Tech Brief:

TOPS vs. Watts – The True Metric for Edge AI Efficiency

The rise of Edge AI demands compact, powerful, yet low-power processors. When selecting hardware for robotics, autonomous vehicles, or industrial vision systems, the key performance battle is often summarized by two numbers: TOPS (Trillions of Operations Per Second) and Watts (Power Consumption).

While raw TOPS screams performance, it is often a misleading figure. For resource-constrained devices, the critical metric is the power efficiency ratio, TOPS/Watt, which determines true, sustainable performance.

The Cost of Inefficiency

Thermal Limit

Processors running beyond their thermal design power (TDP) can instantly throttle performance by 50% to 80% to prevent overheating, regardless of their peak TOPS rating.

Battery Drain

Doubling the power consumption from 5W to 10W on a typical drone or mobile robot can cut its operational runtime by over one hour.

Quantization Gain

Converting a neural network from 32-bit floating point (FP32) to 8-bit integer (INT8) precision can yield a 4x increase in TOPS/Watt efficiency due to specialized hardware accelerators.

The Efficiency Challenge

While technical specifications often emphasize theoretical peak performance in TOPS, a robot or smart sensor deployed in the field frequently delivers only a fraction of that throughput due to thermal constraints and rapid battery drain.
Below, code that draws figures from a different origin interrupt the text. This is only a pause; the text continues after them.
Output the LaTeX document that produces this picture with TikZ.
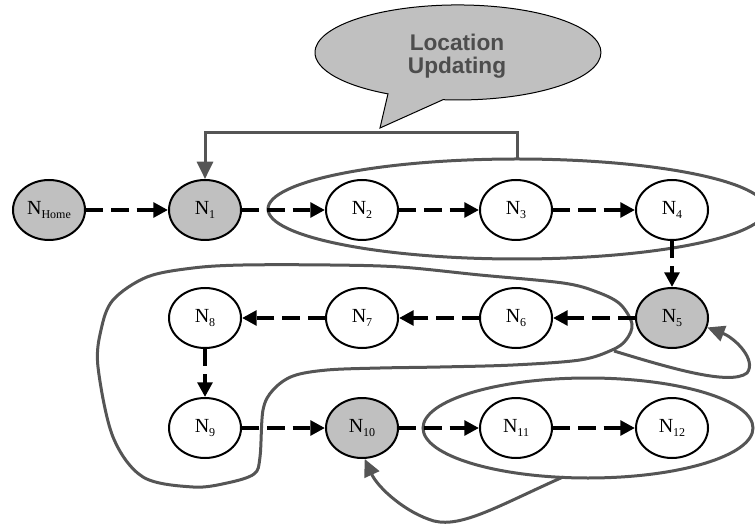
\documentclass[tikz,border=0pt]{standalone}
\usepackage{fontspec}
\setmainfont{Liberation Serif}
\newfontfamily\calloutfont{Liberation Sans}
\usetikzlibrary{shapes.geometric,arrows.meta}

\definecolor{nodegray}{RGB}{192,192,192}
\definecolor{linegray}{RGB}{85,85,85}
\definecolor{textgray}{RGB}{77,77,77}

\newcommand{\nsub}[1]{N\raisebox{-3.5pt}{\fontsize{9}{9}\selectfont #1}}

\begin{document}
\begin{tikzpicture}[x=0.75pt,y=0.75pt,yscale=-1,xscale=1,
    station/.style={draw, ellipse, line width=1.5pt, fill=white, minimum width=54pt, minimum height=45pt, inner sep=0pt, font=\fontsize{15}{15}\selectfont},
    visited/.style={station, fill=nodegray},
    hop/.style={line width=3pt, dash pattern=on 13pt off 6pt, -{Triangle[length=11pt,width=11pt]}},
    area/.style={draw=linegray, line width=2.25pt},
    areaarrow/.style={area, -{Triangle[length=13pt,width=12pt]}}]
        \clip (0,0) rectangle (755,530);

        % Text Node
        \node[visited] (home) at (49,210) {\nsub{Home}};
        \node[visited] (n1) at (205,210) {\nsub{1}};
        \node[station] (n2) at (362,210) {\nsub{2}};
        \node[station] (n3) at (516,210) {\nsub{3}};
        \node[station] (n4) at (672,210) {\nsub{4}};
        \node[visited] (n5) at (672,318) {\nsub{5}};
        \node[station] (n6) at (516,318) {\nsub{6}};
        \node[station] (n7) at (362,318) {\nsub{7}};
        \node[station] (n8) at (205,318) {\nsub{8}};
        \node[station] (n9) at (205,428) {\nsub{9}};
        \node[visited] (n10) at (362,428) {\nsub{10}};
        \node[station] (n11) at (516,428) {\nsub{11}};
        \node[station] (n12) at (672,428) {\nsub{12}};

        %Shape: Callout
        \draw [fill=nodegray, line width=0.75pt] (380,128) -- (443,99.7) arc [start angle=96, end angle=-240.7, x radius=143, y radius=47.5] -- cycle ;
        \node[font=\calloutfont\bfseries\fontsize{17}{17.5}\selectfont, text=textgray, align=center] (callout) at (457,56) {Location\\Updating};

        %Shape: Ellipse
        \draw [area] (517,209) ellipse [x radius=249, y radius=50] ;
        \draw [area] (588,428) ellipse [x radius=165, y radius=50] ;

        %Shape: Closed Curve
        \draw [area] plot [smooth cycle, tension=0.55] coordinates {(632,324) (626,340) (612,350) (580,360) (513,365) (440,367) (380,368) (327,370) (293,376) (273,390) (263,410) (260,457) (254,474) (227,483) (193,487) (143,477) (113,437) (98,367) (101,330) (113,300) (147,277) (193,268) (243,265) (330,265) (400,267) (480,275) (563,283) (597,292) (620,304)};

        %Straight Lines
        \coordinate (brk) at (517,159);
        \draw [areaarrow] (brk) -- ++(0,-26) -| (n1);
        \coordinate (loopTail) at (614,351);
        \draw [areaarrow] (loopTail) .. controls (670,368) and (730,386) .. (747,373) .. controls (757,360) and (735,338) .. (n5.-15);
        \coordinate (ringTail) at (563,477);
        \draw [areaarrow] (ringTail) .. controls (500,505) and (462,528) .. (434,521) .. controls (406,513) and (378,488) .. (n10.-85);

        %Dashed Arrows
        \draw [hop] (home) -- (n1);
        \draw [hop] (n1) -- (n2);
        \draw [hop] (n2) -- (n3);
        \draw [hop] (n3) -- (n4);
        \draw [hop] (n4) -- (n5);
        \draw [hop] (n5) -- (n6);
        \draw [hop] (n6) -- (n7);
        \draw [hop] (n7) -- (n8);
        \draw [hop] (n8) -- (n9);
        \draw [hop] (n9) -- (n10);
        \draw [hop] (n10) -- (n11);
        \draw [hop] (n11) -- (n12);

\end{tikzpicture}
\end{document}
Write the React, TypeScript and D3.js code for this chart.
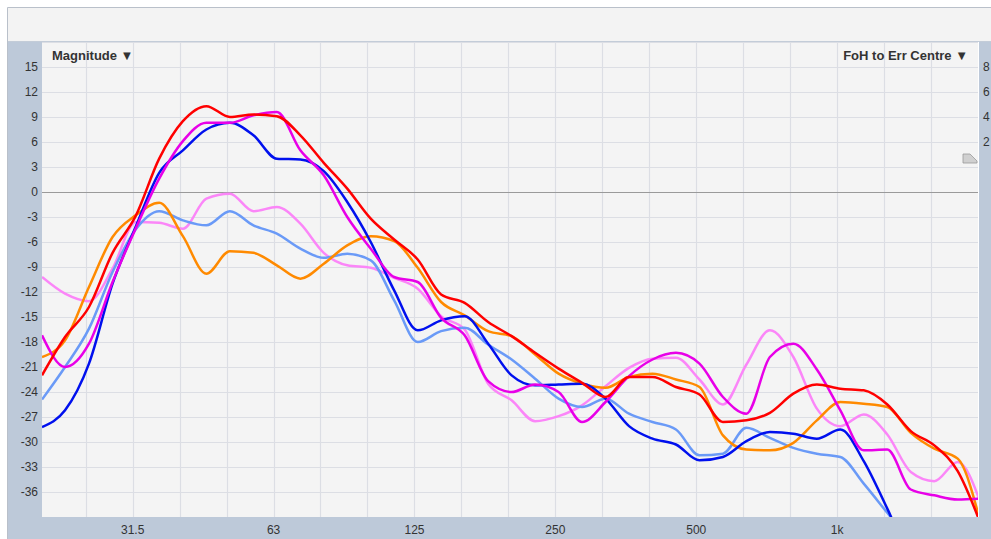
import * as d3 from 'd3';
import React, { useEffect, useRef } from 'react';

// 1/6 octave sample points (Hz)
const freqs = [20, 22.4, 25.2, 28.3, 31.7, 35.6, 40, 44.9, 50.4, 56.6, 63.5, 71.3, 80, 89.8, 100.8, 113.1, 127, 142.5, 160, 179.6, 201.6, 226.3, 254, 285.1, 320, 359.2, 403.2, 452.5, 508, 570.2, 640, 718.4, 806.3, 905.1, 1016, 1140, 1280, 1437, 1613, 1810, 2032];

const red = [-22.0, -17.4, -13.8, -7.3, -2.9, 4.0, 8.5, 10.3, 9.0, 9.3, 9.1, 6.8, 3.5, 0.4, -3.2, -5.7, -8.1, -12.3, -13.3, -15.6, -17.3, -19.3, -21.2, -22.9, -24.6, -22.2, -22.2, -23.4, -24.3, -27.6, -27.4, -26.5, -24.2, -23.1, -23.6, -23.8, -25.5, -28.7, -30.4, -33.5, -40];
const orange = [-19.8, -17.8, -11.4, -5.4, -2.8, -1.3, -5.3, -9.8, -7.1, -7.3, -8.8, -10.4, -8.6, -6.4, -5.3, -5.9, -9.1, -13.2, -14.8, -16.7, -17.3, -19.5, -21.8, -23.0, -23.5, -22.2, -21.8, -22.5, -23.4, -29.2, -30.9, -31.0, -30.1, -27.4, -25.2, -25.4, -25.8, -28.9, -30.8, -32.0, -40];
const magenta = [-17.2, -21.0, -18.2, -10.8, -4.4, 1.6, 6.1, 8.3, 8.3, 9.2, 9.6, 5.0, 2.0, -3.0, -6.8, -10.2, -10.8, -15.1, -17.2, -22.7, -24.0, -23.1, -24.0, -27.6, -25.2, -22.1, -20.1, -19.3, -20.6, -24.6, -26.6, -19.8, -18.2, -21.3, -26.2, -31.0, -30.9, -35.7, -36.4, -36.9, -36.8];
const pink = [-10.2, -12.2, -13.1, -9.2, -3.6, -3.7, -4.4, -0.8, -0.2, -2.3, -1.8, -3.8, -7.3, -8.8, -9.1, -10.3, -11.6, -14.9, -16.5, -23.0, -25.0, -27.5, -26.9, -25.6, -23.3, -21.1, -20.0, -19.9, -22.5, -25.5, -20.7, -16.6, -19.8, -26.0, -28.1, -26.7, -29.1, -33.6, -34.7, -32.4, -37.5];
const blue = [-28.2, -26.2, -20.6, -11.0, -4.2, 2.3, 5.0, 7.5, 8.3, 6.8, 4.0, 3.9, 2.5, -1.2, -6.0, -11.8, -16.6, -15.4, -14.9, -18.2, -22.0, -23.2, -23.1, -23.0, -24.8, -28.1, -29.6, -30.3, -32.2, -31.8, -29.9, -28.8, -29.0, -29.6, -28.5, -32.3, -38.0, -44, -46, -48, -50];
const lightBlue = [-24.9, -21.0, -16.4, -9.6, -4.5, -2.3, -3.4, -4.0, -2.3, -4.0, -5.0, -6.8, -7.9, -7.4, -8.2, -13.0, -18.0, -16.7, -16.3, -18.3, -20.1, -22.4, -24.8, -25.8, -24.8, -26.6, -27.6, -28.5, -31.6, -31.4, -28.3, -29.5, -30.7, -31.4, -31.8, -35.0, -38.5, -42, -45, -47, -49];

const yTicks = [15, 12, 9, 6, 3, 0, -3, -6, -9, -12, -15, -18, -21, -24, -27, -30, -33, -36];
const gridFreqs = [24.8, 31.25, 39.4, 49.6, 62.5, 78.7, 99.2, 125, 157.5, 198.4, 250, 315, 396.9, 500, 630, 793.7, 1000, 1260, 1587];
const xLabelFreqs = [31.25, 62.5, 125, 250, 500, 1000];
const xLabels = ['31.5', '63', '125', '250', '500', '1k'];
const rightLabels = ['8', '6', '4', '2'];

const series = [
  { name: 'pink', values: pink, color: '#fb86f8' },
  { name: 'lightBlue', values: lightBlue, color: '#6a9af7' },
  { name: 'orange', values: orange, color: '#ff8a00' },
  { name: 'blue', values: blue, color: '#0010ee' },
  { name: 'magenta', values: magenta, color: '#e800e8' },
  { name: 'red', values: red, color: '#ff0000' },
];

export default function App() {
  const ref = useRef<SVGSVGElement>(null);

  useEffect(() => {
    if (!ref.current) return;
    const width = 991;
    const height = 539;
    const left = 42, right = 978, top = 42, bottom = 517;
    const panel = '#bdc9d9';
    const font = '"Liberation Sans", Arial, sans-serif';

    const svg = d3.select(ref.current);
    svg.selectAll('*').remove();
    svg.attr('width', width).attr('height', height);

    const x = d3.scaleLog().domain([20, 2000]).range([left, right]);
    const y = d3.scaleLinear().domain([-39, 18]).range([bottom, top]);

    svg.append('rect').attr('width', width).attr('height', height).attr('fill', '#ffffff');
    // top bar
    svg.append('rect').attr('x', 8).attr('y', 8).attr('width', width - 8).attr('height', top - 8).attr('fill', '#f3f3f3');
    svg.append('line').attr('x1', 7.5).attr('x2', width).attr('y1', 7.5).attr('y2', 7.5).attr('stroke', '#b9c0ca');
    svg.append('line').attr('x1', 7.5).attr('x2', 7.5).attr('y1', 7.5).attr('y2', height).attr('stroke', '#b9c0ca');
    // panels
    svg.append('rect').attr('x', 8).attr('y', top).attr('width', left - 8).attr('height', height - top).attr('fill', panel);
    svg.append('rect').attr('x', 8).attr('y', bottom).attr('width', width - 8).attr('height', height - bottom).attr('fill', panel);
    svg.append('rect').attr('x', right + 1).attr('y', top).attr('width', width - right).attr('height', height - top).attr('fill', panel);
    // plot area
    svg.append('rect').attr('x', left).attr('y', top).attr('width', right - left).attr('height', bottom - top).attr('fill', '#f4f4f4');
    svg.append('line').attr('x1', 8).attr('x2', width).attr('y1', top - 0.5).attr('y2', top - 0.5).attr('stroke', '#c3ccd8');

    const grid = svg.append('g');
    grid.selectAll('.hg').data(yTicks.concat([18])).enter().append('line')
      .attr('x1', left).attr('x2', right)
      .attr('y1', d => Math.round(y(d)) + 0.5).attr('y2', d => Math.round(y(d)) + 0.5)
      .attr('stroke', d => (d === 0 ? '#9a9a9a' : '#dcdee4'))
      .attr('stroke-width', 1.2);
    grid.selectAll('.vg').data(gridFreqs).enter().append('line')
      .attr('y1', top).attr('y2', bottom)
      .attr('x1', d => Math.round(x(d)) + 0.5).attr('x2', d => Math.round(x(d)) + 0.5)
      .attr('stroke', '#dcdee4')
      .attr('stroke-width', 1.2);
    // redraw zero line on top of verticals
    grid.append('line').attr('x1', left).attr('x2', right)
      .attr('y1', Math.round(y(0)) + 0.5).attr('y2', Math.round(y(0)) + 0.5)
      .attr('stroke', '#9a9a9a');

    // y labels
    svg.append('g').selectAll('text').data(yTicks).enter().append('text')
      .attr('x', 38).attr('y', d => y(d) + 4)
      .attr('text-anchor', 'end')
      .attr('font-family', font).attr('font-size', 12).attr('fill', '#333')
      .text(d => String(d));

    // x labels
    svg.append('g').selectAll('text').data(xLabelFreqs).enter().append('text')
      .attr('x', d => x(d)).attr('y', 534)
      .attr('text-anchor', 'middle')
      .attr('font-family', font).attr('font-size', 12).attr('fill', '#333')
      .text((d, i) => xLabels[i]);

    // right axis labels
    svg.append('g').selectAll('text').data(rightLabels).enter().append('text')
      .attr('x', 983).attr('y', (d, i) => y(yTicks[i]) + 4)
      .attr('font-family', font).attr('font-size', 12).attr('fill', '#333')
      .text(d => d);

    svg.append('defs').append('clipPath').attr('id', 'plotClip')
      .append('rect').attr('x', left).attr('y', top).attr('width', right - left).attr('height', bottom - top);

    const line = d3.line<number>()
      .x((d, i) => x(freqs[i]))
      .y(d => y(d))
      .curve(d3.curveMonotoneX);

    svg.append('g').attr('clip-path', 'url(#plotClip)')
      .selectAll('path').data(series).enter().append('path')
      .attr('d', d => line(d.values))
      .attr('fill', 'none')
      .attr('stroke', d => d.color)
      .attr('stroke-width', 2.5)
      .attr('stroke-linejoin', 'round');

    // titles
    svg.append('text').attr('x', 52).attr('y', 60)
      .attr('font-family', font).attr('font-size', 13).attr('font-weight', 'bold').attr('fill', '#333')
      .text('Magnitude ▼');
    svg.append('text').attr('x', 968).attr('y', 60).attr('text-anchor', 'end')
      .attr('font-family', font).attr('font-size', 13).attr('font-weight', 'bold').attr('fill', '#333')
      .text('FoH to Err Centre ▼');

    // small marker flag
    svg.append('polygon')
      .attr('points', '963,154 970,154 977,161 977,163 963,163')
      .attr('fill', '#d0d0d0').attr('stroke', '#9a9a9a').attr('stroke-width', 0.8);
  }, []);

  return <svg ref={ref} style={{ position: 'absolute', left: 0, top: 0, display: 'block' }} />;
}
This creates a critical disconnect between advertised capability and real-world results.

The single most important metric for deployable Edge AI is not raw TOPS, but its efficiency ratio: TOPS/Watt.

The Problem: The Bottleneck is Power, Not Peak Compute

TOPS is a metric of theoretical maximum capability, calculated under ideal conditions. It often fails in the real world due to:

Precision Mismatch: TOPS are typically quoted using low-precision data types (INT4 or INT8), which may be 2x to 4x higher than the actual performance available at the required FP16 or FP32 precision.
Thermal Throttling: In fanless edge devices, the available Watts (power budget) are limited. If the chip demands 25W but the cooling system only supports 10W, the silicon will throttle down its clock speed, delivering far fewer than the advertised TOPS.
Low Utilisation: Real-world neural networks rarely achieve the 100% utilisation assumed by the raw TOPS figure, constrained instead by memory bandwidth and synchronisation overheads.

The technical bottleneck is the system's ability to dissipate heat and feed data within a defined power envelope.

The Key Insight: TOPS Per Watt

The efficiency metric TOPS/Watt quantifies how much useful work the chip can deliver for every unit of consumed power, directly linking performance to battery life and thermal stability.

1. The Metric Multiplier: Maximize W/TOPS

The primary goal is to find the chip with the highest WTOPS ratio for the specific AI network and precision. A chip with lower headline TOPS but higher practical WTOPS is superior for constrained embedded systems because it sustains performance.

2. The Model Optimization Pillar: Quantization

The most effective way to increase W/TOPS is through Quantization (reducing network precision to INT8). This significantly reduces memory footprint and the energy required for data movement, which are major power consumers.

3. The System Power Pillar: Dynamic Scaling

High-end Edge AI platforms support Dynamic Power Modes (10W,15W,30W). Engineers must profile the workload and select the lowest power mode that meets latency requirements. This prevents thermal throttling and maximizes battery life, yielding the highest sustainable W/TOPS.

Final Checklist: Your Edge AI Hardware

Demand Precision-Specific Benchmarks: Insist on the TOPS figure for your required network precision (INT8 or FP16), not the maximum theoretical value.
Prioritize the Efficiency Ratio: Always compare chips based on their measured WTOPS for a representative workload.
Quantize and Validate: Ensure your neural network model is fully quantized to INT8 to leverage the chip's most efficient processing cores.
Profile Power Modes: Determine the actual sustained performance by testing at the lowest possible power setting (Watts) that meets your application's speed needs.